O presidente do STF, Carlos Ayres Britto, além de considerar superada a matéria, lembrou que o sistema foi empregado em outro julgamento este ano, embora não se tratasse de um processo criminal.
É inegável, de todo modo, que o método de Barbosa se revelou lógico. Ao começar pelo capítulo terceiro da denúncia - que trata dos apontados desvios de recursos públicos na Câmara dos Deputados e no Banco do Brasil -, ele aplicou, como já se notou, a fórmula clássica de seguir a trilha do dinheiro.
Na última quinta-feira, ao cabo de circunstanciada exposição, condenou o então presidente da Câmara, João Paulo Cunha, por peculato, corrupção e lavagem de dinheiro devido aos seus negócios com o publicitário Marcos Valério e os sócios Cristiano Paz e Ramon Hollerbach.
Anteontem, sem se desviar da rota, mas já deixando entrever para onde, afinal, se encaminha, demonstrou pela primeira vez o nexo entre desvio de verba pública e pagamentos a políticos - o cerne do mensalão.

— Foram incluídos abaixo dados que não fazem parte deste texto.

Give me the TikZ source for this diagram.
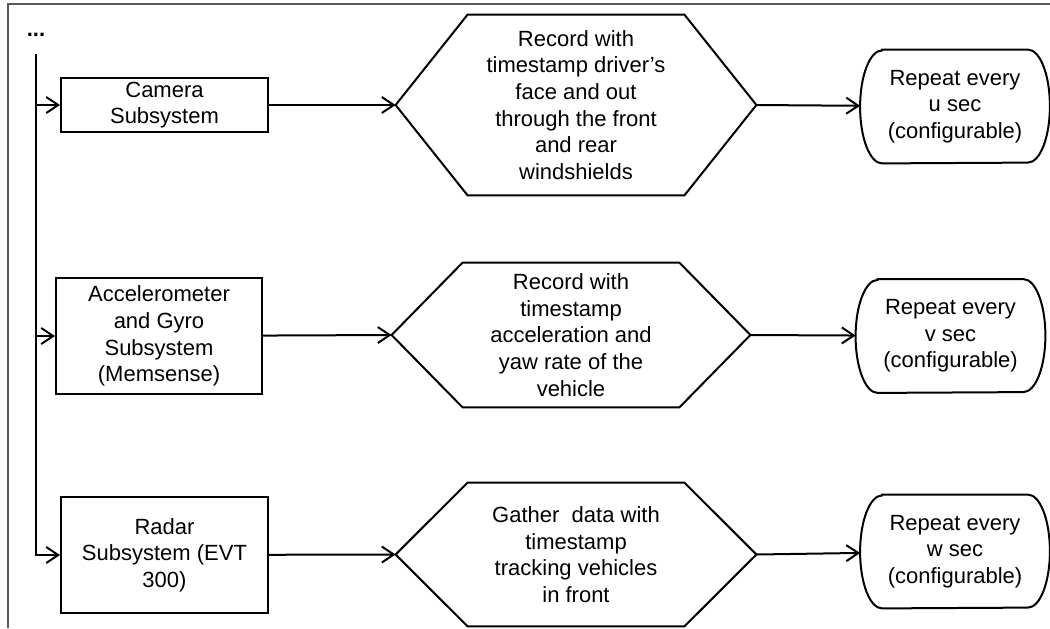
\documentclass[tikz,border=0pt]{standalone}
\usepackage{fontspec}
\setmainfont{Liberation Sans}
\usetikzlibrary{arrows.meta}

\begin{document}
\begin{tikzpicture}[x=0.5pt,y=-0.5pt,
	every node/.style={font=\fontsize{11}{13.3}\selectfont,align=center},
	subbox/.style={draw,line width=1pt,rectangle,inner sep=0pt},
	hexbox/.style={rectangle,inner sep=0pt,minimum width=180pt},
	termbox/.style={rectangle,inner sep=0pt,minimum width=94.5pt,minimum height=56.5pt},
	link/.style={line width=1pt,-{Straight Barb[length=6pt,width=8pt]}}]
	\useasboundingbox (0,0) rectangle (1050,628);
	\draw[gray!70!black,line width=0.6pt] (8,628) -- (8,4) -- (1050,4);

	\node (dots) at (36,35) {\textbf{...}};
	\coordinate (bustop) at (36,54);

	\node[subbox,minimum width=103.5pt,minimum height=27pt] (camera) at (164.5,105) {Camera\\Subsystem};
	\node[subbox,minimum width=103pt,minimum height=58pt] (accel) at (159,336) {Accelerometer\\and Gyro\\Subsystem\\(Memsense)};
	\node[subbox,minimum width=103.5pt,minimum height=58pt] (radar) at (164.5,555) {Radar\\Subsystem (EVT\\300)};

	\node[hexbox,minimum height=90pt] (rec1) at (576,105) {Record with\\timestamp driver's\\face and out\\through the front\\and rear\\windshields};
	\node[hexbox,minimum width=179pt,minimum height=72pt] (rec2) at (571,335) {Record with\\timestamp\\acceleration and\\yaw rate of the\\vehicle};
	\node[hexbox,minimum height=71.5pt] (rec3) at (576,554.5) {Gather\ \ data with\\timestamp\\tracking vehicles\\in front};
	\foreach \h/\s in {rec1/36pt,rec2/35.5pt,rec3/36pt}
		\draw[line width=1pt] (\h.west) -- ([xshift=\s]\h.north west) -- ([xshift=-\s]\h.north east)
			-- (\h.east) -- ([xshift=-\s]\h.south east) -- ([xshift=\s]\h.south west) -- cycle;

	\node[termbox] (rep1) at (955,106.5) {Repeat every\\u sec\\(configurable)};
	\node[termbox] (rep2) at (950.5,336) {Repeat every\\v sec\\(configurable)};
	\node[termbox] (rep3) at (955,551.5) {Repeat every\\w sec\\(configurable)};
	% elliptic ends
	\foreach \r in {rep1,rep2,rep3}
		\draw[line width=1pt] ([xshift=11pt]\r.north west) -- ([xshift=-11pt]\r.north east)
			arc[start angle=90,end angle=-90,x radius=11pt,y radius=28.25pt]
			-- ([xshift=11pt]\r.south west)
			arc[start angle=270,end angle=90,x radius=11pt,y radius=28.25pt] -- cycle;

	\draw[link] (bustop) |- (radar.west);
	\draw[link] (bustop |- camera.west) -- (camera.west);
	\draw[link] (bustop |- accel.west) -- (accel.west);

	\draw[link] (camera) -- (rec1.west);
	\draw[link] (accel) -- (rec2.west);
	\draw[link] (radar) -- (rec3.west);

	\draw[link] (rec1.east) -- (rep1);
	\draw[link] (rec2.east) -- (rep2);
	\draw[link] (rec3.east) -- (rep3);
\end{tikzpicture}
\end{document}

Exigiu paciência acompanhar a meticulosa reconstrução dos fatos envolvendo os contratos entre o Banco do Brasil, por intermédio do fundo Visanet, do qual a instituição detinha 32%, e a agência DNA, de Marcos Valério. Mas quem conseguiu se manter atento à interminável leitura do parecer de Barbosa, forçosamente há de ter concluído, sem parti pris, que ele fez a lição de casa com distinção e louvor, para não dizer à exaustão.
Passo a passo, com admirável meticulosidade, desmontou as enoveladas operações que começaram com o repasse de pelo menos R$ 73 milhões da Visanet para a DNA entre 2003 e 2004 - pelo que o então diretor de marketing do Banco do Brasil, Henrique Pizzolato, foi premiado com R$ 366 mil - e terminaram, depois de um carrossel de movimentações bancárias, com a distribuição da dinheirama que Marcos Valério não abocanhou a políticos indicados pelo tesoureiro do PT à época, Delúbio Soares.
Barbosa fez mais do que provar a natureza pública dos recursos que irrigaram o esquema. Ainda que fossem privados, argumentou, foi um servidor público o responsável pelo desvio. Ele votou pela condenação de Pizzolato por peculato, corrupção e lavagem de dinheiro (configurado que foi o necessário "crime antecedente") e da turma de Marcos Valério pelos dois primeiros delitos - por ora.
Hoje será a vez de Lewandowski começar a proferir o seu veredicto. Qualquer que seja, é de desejar - a bem da Justiça - que o revisor rivalize com o relator no esmiuçar dos autos e na aptidão para juntar os fatos que se tentou ocultar.